Ab initio calculation of Spin-Polarized Low-Energy Electron Diffraction Pattern for the systems Fe(001) and Fe(001)-p(1x1)-O

TL;DR

This paper uses ab initio calculations to analyze spin-polarized low-energy electron diffraction patterns for Fe(001) and Fe(001)-p(1x1)-O surfaces, aiding the development of high-performance spin detectors.

Contribution

It provides a detailed theoretical study of electron scattering on oxygen-passivated iron surfaces using relativistic density functional theory and dynamical mean field theory.

Findings

Correlation effects significantly impact the figure of merit.

Detailed electronic structure of Fe(001)-p(1x1)-O is characterized.

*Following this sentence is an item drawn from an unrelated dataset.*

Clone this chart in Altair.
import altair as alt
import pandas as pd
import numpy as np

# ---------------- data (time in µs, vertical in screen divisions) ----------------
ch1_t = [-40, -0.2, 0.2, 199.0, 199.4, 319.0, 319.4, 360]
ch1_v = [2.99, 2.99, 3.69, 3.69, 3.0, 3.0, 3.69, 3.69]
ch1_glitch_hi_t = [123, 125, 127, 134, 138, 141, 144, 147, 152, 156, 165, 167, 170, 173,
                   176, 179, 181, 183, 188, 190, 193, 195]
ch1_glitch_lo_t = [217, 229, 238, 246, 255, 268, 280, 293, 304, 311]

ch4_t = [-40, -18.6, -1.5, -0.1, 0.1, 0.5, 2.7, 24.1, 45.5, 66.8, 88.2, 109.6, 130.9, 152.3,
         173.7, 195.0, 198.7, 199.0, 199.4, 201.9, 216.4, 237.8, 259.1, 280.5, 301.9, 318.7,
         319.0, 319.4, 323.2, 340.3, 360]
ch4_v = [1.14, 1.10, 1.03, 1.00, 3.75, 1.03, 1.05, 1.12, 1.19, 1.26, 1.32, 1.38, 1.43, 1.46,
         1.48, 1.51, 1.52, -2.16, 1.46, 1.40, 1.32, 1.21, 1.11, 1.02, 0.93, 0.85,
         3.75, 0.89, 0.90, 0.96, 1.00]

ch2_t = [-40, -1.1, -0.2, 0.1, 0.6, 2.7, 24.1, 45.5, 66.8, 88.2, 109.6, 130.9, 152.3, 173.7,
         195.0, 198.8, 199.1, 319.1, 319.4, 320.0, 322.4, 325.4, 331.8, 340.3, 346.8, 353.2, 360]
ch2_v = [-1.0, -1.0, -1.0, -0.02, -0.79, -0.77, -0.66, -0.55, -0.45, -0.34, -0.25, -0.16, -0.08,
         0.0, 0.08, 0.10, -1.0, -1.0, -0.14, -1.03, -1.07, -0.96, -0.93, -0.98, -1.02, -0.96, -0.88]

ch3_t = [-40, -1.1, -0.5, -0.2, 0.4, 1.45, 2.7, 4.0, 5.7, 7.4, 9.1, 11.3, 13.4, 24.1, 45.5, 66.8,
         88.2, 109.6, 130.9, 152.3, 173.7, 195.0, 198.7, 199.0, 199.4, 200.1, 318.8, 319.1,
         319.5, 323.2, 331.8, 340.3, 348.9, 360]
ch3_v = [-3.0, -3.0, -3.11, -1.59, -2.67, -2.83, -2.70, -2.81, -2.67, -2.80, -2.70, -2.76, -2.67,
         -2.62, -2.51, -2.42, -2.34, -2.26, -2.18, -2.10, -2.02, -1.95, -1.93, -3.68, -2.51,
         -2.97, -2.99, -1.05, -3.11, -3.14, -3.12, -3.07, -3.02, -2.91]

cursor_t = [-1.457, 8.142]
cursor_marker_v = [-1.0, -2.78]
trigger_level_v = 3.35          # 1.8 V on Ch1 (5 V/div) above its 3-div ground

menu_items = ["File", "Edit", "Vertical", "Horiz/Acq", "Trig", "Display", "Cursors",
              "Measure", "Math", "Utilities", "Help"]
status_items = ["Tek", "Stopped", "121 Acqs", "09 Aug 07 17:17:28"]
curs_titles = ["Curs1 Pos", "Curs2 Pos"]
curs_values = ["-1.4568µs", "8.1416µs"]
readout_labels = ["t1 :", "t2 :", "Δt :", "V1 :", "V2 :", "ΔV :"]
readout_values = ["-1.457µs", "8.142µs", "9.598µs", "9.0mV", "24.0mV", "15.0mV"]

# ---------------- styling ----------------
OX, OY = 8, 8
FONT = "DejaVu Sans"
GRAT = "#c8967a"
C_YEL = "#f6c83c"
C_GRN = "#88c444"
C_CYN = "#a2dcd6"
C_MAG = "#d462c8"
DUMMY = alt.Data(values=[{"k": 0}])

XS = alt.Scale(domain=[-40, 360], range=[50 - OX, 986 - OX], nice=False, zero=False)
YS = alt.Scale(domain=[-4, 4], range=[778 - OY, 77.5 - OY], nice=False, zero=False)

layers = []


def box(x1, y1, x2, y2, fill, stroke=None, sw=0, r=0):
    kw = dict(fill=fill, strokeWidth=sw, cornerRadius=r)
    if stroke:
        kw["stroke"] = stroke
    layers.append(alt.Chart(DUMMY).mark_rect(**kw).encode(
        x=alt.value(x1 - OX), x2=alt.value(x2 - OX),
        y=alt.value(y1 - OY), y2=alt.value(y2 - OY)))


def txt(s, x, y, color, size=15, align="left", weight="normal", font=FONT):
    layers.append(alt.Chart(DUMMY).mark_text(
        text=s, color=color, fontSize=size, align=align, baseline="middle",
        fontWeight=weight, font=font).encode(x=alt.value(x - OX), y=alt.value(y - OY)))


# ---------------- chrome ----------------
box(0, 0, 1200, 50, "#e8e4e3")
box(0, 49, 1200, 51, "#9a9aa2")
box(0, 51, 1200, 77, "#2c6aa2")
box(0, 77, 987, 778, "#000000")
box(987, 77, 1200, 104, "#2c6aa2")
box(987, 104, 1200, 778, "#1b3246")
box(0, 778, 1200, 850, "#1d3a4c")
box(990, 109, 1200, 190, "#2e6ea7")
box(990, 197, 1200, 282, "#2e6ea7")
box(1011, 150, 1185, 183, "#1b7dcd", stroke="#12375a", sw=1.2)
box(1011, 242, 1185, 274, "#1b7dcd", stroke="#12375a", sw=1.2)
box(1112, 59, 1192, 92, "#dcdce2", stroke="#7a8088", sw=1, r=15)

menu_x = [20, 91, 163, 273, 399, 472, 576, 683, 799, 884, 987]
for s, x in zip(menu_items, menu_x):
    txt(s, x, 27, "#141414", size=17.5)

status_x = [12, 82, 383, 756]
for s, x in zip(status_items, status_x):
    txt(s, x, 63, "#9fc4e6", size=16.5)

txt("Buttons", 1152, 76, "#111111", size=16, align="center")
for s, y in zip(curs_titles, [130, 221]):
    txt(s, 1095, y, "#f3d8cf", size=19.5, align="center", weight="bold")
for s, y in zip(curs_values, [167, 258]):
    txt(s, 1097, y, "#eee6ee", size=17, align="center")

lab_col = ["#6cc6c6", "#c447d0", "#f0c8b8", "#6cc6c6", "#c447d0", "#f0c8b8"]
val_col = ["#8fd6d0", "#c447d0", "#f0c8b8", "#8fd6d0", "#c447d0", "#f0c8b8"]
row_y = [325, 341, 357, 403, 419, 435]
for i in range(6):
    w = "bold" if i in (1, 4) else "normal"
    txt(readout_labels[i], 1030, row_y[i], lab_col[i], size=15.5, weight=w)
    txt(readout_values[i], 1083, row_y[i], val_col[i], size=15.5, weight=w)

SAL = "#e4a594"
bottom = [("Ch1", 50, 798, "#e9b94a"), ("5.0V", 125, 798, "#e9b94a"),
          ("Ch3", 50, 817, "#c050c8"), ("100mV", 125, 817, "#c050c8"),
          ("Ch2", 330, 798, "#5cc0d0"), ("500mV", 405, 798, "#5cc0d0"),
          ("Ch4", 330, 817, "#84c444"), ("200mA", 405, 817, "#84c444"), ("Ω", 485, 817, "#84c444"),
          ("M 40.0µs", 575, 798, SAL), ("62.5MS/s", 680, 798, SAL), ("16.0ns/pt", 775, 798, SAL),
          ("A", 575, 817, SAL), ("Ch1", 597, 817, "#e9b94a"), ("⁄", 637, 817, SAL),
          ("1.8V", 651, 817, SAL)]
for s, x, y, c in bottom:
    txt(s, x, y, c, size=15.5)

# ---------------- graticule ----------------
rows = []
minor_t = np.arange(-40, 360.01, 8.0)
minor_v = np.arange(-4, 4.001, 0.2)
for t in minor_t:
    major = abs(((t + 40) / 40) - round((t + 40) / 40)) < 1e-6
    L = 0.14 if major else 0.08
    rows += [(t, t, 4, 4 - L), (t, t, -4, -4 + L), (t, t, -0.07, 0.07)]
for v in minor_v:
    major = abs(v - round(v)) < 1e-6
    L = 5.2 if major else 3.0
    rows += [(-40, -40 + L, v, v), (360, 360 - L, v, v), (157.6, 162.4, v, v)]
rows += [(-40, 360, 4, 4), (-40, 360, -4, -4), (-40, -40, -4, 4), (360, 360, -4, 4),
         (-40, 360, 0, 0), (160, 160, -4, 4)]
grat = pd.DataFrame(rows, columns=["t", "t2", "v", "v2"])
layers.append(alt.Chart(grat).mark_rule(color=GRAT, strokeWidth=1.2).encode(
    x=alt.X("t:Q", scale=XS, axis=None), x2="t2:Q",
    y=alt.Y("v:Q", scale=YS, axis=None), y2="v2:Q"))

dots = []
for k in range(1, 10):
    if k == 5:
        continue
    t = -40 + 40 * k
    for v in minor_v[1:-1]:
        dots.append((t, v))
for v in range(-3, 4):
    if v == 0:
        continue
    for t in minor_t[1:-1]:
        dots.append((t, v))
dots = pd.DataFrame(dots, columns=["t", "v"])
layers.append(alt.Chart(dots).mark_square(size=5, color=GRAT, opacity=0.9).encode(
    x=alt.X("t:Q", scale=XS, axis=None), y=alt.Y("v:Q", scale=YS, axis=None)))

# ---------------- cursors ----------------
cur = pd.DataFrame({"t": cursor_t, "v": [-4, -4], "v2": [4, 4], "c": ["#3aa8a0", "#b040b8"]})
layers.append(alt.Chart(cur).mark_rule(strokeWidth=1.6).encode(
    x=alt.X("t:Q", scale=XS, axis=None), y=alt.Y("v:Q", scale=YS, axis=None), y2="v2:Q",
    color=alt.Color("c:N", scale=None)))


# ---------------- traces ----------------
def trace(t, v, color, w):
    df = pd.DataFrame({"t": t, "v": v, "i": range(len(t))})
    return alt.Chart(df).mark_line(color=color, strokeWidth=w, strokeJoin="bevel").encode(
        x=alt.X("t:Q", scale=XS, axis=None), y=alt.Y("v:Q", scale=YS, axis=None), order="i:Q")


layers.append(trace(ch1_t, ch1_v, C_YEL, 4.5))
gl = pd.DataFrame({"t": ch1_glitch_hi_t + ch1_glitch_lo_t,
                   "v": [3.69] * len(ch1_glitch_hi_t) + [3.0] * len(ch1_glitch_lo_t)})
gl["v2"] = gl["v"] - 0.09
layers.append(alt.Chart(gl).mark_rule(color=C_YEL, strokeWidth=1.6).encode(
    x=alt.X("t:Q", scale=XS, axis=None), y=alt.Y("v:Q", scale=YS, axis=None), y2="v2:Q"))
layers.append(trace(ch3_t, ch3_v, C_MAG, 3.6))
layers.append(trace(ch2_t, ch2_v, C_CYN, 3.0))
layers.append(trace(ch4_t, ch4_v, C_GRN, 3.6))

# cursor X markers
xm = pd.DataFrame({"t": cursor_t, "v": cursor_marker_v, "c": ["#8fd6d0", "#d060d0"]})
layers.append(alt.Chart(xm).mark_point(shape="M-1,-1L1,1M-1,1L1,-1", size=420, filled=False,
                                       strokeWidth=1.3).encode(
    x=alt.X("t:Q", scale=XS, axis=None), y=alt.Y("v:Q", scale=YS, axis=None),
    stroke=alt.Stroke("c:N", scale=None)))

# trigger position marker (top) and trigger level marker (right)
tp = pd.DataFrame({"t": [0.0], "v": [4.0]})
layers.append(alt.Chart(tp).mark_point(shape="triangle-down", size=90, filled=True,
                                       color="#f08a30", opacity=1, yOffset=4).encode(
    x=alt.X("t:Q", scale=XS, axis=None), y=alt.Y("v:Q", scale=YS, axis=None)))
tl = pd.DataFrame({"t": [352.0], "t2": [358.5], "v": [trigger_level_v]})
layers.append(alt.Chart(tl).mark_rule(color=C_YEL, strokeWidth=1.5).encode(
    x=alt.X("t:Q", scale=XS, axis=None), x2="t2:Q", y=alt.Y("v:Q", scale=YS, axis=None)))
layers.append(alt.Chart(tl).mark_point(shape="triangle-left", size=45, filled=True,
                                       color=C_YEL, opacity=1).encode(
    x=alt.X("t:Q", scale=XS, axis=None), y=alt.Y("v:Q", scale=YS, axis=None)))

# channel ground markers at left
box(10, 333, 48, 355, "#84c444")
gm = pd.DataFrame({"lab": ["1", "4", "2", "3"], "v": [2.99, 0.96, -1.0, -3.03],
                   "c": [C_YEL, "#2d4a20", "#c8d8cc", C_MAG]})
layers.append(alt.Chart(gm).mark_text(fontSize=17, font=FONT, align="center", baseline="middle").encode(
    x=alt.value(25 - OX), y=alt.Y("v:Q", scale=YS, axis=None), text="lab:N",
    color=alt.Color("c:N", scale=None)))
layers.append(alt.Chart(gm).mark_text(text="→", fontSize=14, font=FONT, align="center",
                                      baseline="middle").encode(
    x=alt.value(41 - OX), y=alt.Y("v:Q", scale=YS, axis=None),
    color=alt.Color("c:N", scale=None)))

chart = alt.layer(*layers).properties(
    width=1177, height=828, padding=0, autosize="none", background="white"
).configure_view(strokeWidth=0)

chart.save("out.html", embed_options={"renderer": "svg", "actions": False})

Spin-polarized scattering patterns are computed for detector development.

Abstract

The construction of a multi-channel vector spin polarimeter requires the development of a new detector type, which works as a spin polarizing mirror with high reflectivity and asymmetry properties to guarantee for a high figure of merit. Technical realizations are found by spin polarized electron scattering from a surface at low energies. A very promising candidate for such a detector suitable material consists of an oxygen passivated iron surface, as for example a Fe(001)-p(1x1)-O surface. We investigate in detail the electronic structure of this adsorbate system and calculate the corresponding spin-polarized low-energy electron scattering. Our theoretical study is based on the fully relativistic SPRKKR-method in the framework of density functional theory. Furthermore, we use the local spin-density approximation in combination with dynamical mean field theory to determine the electronic structure of Fe(001)-p(1x1)-O and demonstrate that a significant impact of correlation effects occurs in the calculated figure of merit.